The residents of the Mississippi Delta, who lived through the civil rights era, read chapters, and told me the way things really were back in the day: Lela Bearden, Patricia Browne, David Jones, Elizabeth Kegler, Gyrone Kenniel, Jonett Valentine, Madie Wheeler, Geneva Wilson, and most especially Lillie Clifton and Mattie White. Also, Mayor Johnny Thomas and Superintendent Reggie Barnes, whom I met many years ago. Their passion and enthusiasm inspired this novel.

 

Fifth-generation Mississippi farmer Bethany Pepper of Blue Bird Acre CSA Farm, who read the entire manuscript, answered hundreds of farming questions, and insisted on replacing broccoli with mustard greens. Billy Barron of Barron Farms, who told me how to heap up the rows, sent me speckled butter beans, and insisted on replacing basil with sage.
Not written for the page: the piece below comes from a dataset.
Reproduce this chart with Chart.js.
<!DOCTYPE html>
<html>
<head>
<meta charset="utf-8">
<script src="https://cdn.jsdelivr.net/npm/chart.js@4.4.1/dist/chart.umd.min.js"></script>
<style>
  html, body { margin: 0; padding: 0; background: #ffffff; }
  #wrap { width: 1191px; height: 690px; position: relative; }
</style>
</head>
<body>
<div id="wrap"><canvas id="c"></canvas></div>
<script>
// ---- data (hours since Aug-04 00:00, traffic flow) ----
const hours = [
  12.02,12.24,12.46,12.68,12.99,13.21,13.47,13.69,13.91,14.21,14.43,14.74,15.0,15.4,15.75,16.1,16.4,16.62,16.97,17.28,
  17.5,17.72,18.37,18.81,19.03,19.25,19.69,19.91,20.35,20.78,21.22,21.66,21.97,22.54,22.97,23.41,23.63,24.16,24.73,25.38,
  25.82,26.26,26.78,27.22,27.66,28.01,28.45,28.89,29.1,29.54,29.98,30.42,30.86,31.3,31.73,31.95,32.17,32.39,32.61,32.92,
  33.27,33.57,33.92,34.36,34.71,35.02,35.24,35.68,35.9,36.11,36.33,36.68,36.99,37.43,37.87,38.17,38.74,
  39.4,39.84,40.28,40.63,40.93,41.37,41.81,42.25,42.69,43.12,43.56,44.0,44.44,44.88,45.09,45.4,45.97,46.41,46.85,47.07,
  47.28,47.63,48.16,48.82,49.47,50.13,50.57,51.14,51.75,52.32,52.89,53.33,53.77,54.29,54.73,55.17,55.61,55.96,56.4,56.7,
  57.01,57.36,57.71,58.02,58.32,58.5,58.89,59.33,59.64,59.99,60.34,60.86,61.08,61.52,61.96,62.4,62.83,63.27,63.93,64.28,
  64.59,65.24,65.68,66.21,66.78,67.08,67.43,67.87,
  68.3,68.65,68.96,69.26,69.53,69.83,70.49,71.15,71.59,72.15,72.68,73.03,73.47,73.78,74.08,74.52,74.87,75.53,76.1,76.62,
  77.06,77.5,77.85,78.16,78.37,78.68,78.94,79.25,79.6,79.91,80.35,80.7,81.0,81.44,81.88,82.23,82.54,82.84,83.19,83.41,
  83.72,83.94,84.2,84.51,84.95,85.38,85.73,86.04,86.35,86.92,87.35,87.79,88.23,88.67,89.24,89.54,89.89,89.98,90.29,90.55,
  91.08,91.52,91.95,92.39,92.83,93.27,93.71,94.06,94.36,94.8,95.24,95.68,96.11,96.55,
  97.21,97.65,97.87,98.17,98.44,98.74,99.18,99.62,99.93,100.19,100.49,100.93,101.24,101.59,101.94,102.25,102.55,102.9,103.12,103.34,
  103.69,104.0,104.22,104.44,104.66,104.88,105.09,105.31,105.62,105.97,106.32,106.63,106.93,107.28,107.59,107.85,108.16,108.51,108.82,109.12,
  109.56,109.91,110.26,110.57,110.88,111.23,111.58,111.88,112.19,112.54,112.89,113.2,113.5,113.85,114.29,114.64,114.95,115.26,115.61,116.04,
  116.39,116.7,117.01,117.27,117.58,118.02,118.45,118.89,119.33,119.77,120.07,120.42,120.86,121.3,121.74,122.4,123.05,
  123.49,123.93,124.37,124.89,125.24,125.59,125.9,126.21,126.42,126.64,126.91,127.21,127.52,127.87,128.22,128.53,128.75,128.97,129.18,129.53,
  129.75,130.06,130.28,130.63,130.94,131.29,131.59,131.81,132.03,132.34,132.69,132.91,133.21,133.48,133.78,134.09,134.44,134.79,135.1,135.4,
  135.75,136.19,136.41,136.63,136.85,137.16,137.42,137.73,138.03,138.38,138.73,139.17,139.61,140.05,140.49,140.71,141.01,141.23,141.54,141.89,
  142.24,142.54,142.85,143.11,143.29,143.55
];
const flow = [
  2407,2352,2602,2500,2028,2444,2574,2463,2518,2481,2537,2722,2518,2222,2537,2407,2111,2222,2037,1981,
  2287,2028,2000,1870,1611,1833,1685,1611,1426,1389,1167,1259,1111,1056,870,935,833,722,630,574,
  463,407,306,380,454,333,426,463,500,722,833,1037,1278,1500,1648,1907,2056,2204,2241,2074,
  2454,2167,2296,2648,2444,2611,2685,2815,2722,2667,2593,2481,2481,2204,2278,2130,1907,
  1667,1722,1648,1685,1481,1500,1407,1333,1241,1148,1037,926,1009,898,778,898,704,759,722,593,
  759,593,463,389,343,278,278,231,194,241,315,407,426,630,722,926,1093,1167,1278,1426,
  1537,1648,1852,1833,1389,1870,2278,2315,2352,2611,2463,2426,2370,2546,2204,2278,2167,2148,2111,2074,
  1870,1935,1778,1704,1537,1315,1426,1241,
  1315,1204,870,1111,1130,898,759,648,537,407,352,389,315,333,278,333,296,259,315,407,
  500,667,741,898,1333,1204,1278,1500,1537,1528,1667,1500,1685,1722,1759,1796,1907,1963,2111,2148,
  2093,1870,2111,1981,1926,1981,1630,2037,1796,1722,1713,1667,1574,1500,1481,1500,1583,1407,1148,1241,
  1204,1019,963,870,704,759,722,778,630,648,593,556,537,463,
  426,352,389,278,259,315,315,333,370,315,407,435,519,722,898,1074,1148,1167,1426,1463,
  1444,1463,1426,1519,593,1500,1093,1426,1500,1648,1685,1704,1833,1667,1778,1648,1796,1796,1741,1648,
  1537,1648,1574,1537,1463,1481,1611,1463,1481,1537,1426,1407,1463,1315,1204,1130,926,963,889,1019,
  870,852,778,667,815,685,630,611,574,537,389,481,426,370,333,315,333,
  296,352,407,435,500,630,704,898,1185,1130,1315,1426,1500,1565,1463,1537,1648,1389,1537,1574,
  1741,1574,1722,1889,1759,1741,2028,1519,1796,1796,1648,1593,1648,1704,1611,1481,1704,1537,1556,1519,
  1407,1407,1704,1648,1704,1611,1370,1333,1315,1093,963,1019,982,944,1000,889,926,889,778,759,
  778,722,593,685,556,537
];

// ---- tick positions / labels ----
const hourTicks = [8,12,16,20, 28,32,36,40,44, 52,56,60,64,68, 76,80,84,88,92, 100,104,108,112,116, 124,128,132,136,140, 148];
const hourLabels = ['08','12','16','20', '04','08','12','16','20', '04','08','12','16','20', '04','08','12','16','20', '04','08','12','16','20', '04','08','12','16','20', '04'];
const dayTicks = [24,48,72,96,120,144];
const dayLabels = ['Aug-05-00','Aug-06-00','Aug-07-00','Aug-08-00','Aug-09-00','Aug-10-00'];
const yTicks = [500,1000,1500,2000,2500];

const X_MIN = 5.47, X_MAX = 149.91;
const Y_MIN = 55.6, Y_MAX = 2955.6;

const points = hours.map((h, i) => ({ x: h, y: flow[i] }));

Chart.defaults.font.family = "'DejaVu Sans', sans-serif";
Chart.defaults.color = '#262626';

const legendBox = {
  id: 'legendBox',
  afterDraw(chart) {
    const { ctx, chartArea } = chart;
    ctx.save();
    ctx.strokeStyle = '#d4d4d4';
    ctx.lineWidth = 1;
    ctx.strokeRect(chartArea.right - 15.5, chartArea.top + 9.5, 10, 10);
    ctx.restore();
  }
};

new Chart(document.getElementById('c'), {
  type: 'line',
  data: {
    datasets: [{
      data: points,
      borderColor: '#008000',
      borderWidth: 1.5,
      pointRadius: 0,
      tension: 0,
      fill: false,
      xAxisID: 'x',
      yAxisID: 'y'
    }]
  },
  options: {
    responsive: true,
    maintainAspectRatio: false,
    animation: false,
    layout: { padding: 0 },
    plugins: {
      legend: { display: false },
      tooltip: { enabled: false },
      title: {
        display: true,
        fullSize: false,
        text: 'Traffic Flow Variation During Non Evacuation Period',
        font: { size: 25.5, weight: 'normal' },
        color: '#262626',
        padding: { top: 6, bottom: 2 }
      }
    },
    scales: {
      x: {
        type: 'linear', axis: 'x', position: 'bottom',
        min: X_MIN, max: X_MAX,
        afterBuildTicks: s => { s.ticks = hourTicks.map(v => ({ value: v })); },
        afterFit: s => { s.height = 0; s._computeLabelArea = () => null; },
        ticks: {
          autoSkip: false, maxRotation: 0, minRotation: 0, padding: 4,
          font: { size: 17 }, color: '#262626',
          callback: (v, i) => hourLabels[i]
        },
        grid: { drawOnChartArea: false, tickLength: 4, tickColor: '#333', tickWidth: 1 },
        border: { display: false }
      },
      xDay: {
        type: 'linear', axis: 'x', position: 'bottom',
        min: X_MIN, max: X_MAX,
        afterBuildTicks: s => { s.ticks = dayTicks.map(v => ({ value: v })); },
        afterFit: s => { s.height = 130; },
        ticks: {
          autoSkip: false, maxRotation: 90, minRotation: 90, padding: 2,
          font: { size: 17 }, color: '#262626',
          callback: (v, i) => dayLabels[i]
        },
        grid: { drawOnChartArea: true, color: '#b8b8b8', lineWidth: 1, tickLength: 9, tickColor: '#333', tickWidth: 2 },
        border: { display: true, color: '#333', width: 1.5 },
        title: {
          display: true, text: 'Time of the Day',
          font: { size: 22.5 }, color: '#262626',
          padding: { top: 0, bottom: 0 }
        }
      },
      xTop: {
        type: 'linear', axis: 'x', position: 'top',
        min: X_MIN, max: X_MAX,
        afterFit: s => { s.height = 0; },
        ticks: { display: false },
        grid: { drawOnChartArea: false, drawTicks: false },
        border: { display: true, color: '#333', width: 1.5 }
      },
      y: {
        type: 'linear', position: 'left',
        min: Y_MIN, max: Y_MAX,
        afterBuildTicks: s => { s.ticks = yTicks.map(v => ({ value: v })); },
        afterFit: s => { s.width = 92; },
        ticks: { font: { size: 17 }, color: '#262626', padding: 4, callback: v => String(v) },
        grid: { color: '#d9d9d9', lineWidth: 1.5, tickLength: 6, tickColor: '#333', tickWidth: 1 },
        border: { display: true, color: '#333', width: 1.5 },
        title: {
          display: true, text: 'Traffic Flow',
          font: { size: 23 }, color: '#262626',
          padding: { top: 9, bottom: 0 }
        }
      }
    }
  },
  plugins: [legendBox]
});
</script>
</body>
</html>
And Mississippi farmers Allen Eubanks and Dewey Wise, for sharing their wisdom about everything from cotton to corn.

 

For their specific advice on this book and for the heroic work they do every day, many thanks to: Jan Darsa at Facing History and Ourselves; Clarence Hunter at the Tougaloo Civil Rights Collection; Minnie White Watson at the Medgar Evers House & Museum; and Penny Weaver at the Southern Poverty Law Center.

 

Also to Fred Belinsky of the Village Hat Shop in San Diego, who informed me that despite the controversy, it was okay to wear a hat to tea in 1963; Sister Cat, who taught me how to cast a spell; Karen Dufresne of the Lone Star Dutch Oven Society, who told me I’d never eaten a biscuit till I’d eaten one cooked in a Dutch oven; and Laila Haidarali, who wrote a fascinating paper on the history of African American modeling called “Polishing Brown Diamonds.”

 

I started writing this book when I was a sixth-grade teacher in Brookline, Massachusetts. Many thanks to my students who taught me a barrel and a heap about writing for young readers and critiqued the earliest drafts: Alison Aird, Ivy Anderson, Dante Castro, Sakeenah Chapman, Genevieve Chow, Shana Crandell, Celine Della Ventura, Aaron Fienberg, Sophie Kaner, Caroline Lew, Gregory Lew, Adrianna Reca, Samantha Schwartz, Rita Surkis, Anna Swartz, and Phuong Tran. And to the Brookline Education Foundation, which gave me a grant when I was teaching so I could write through the summer.

 

A huge thank-you to all the writers, teachers, librarians, friends, and family members who nurtured this story in one way or another, including: Stephen Altier, Jeff Amshalem, Geri Belle, Jamie Berg, David Burg, Sylvia Burg, Amy Cohn, Aaron Darsa, Melody Dawson, Mark Dubnoff, Norman Finkelstein, Louise Hawes, Phyllis Karas, Daniele Levine, Mary Beth Lundgren, Carolyn Miller, Joanie Nusbaum, Rebecca Resheff, Rich Rosenthal, Yonina Rosenthal, Lynn Sygiel, David Tal, Gabriella Tal, and Sandra Wright. And to all the skilled reference librarians who staff the Ask a Librarian desk at the Austin Public Library.

 

Of course, there were many books that provided critical information. Dog my cats if I didn’t carry around these two gems for years:
Whistlin’ Dixie: A Dictionary of Southern Expressions,
by Robert Hendrickson, and
Month-by-Month Gardening in Mississippi,
by Bob Polomski. Also
Coming of Age in Mississippi,
an autobiography by Anne Moody;
A Dream of Freedom,
by Diane McWhorter; and
Remembering Jim Crow,
a collection of oral histories edited by William H. Chafe, Raymond Gavins, and Robert Korstad.

 

With great love and appreciation for my mom, Sondra Burg, whose endless encouragement and advice made this project possible. My sister, Rachel Belin, who read the manuscript with a history teacher’s eye. My beloved Gramcracker for telling me to call Addie Ann’s hometown something interesting “like Kuckachoo.” My childhood cat, Sunshine. My son, Rafi, who brings so much joy. And most of all to my husband, Oren, for his sweet love and great ideas about life in Thunder Creek County.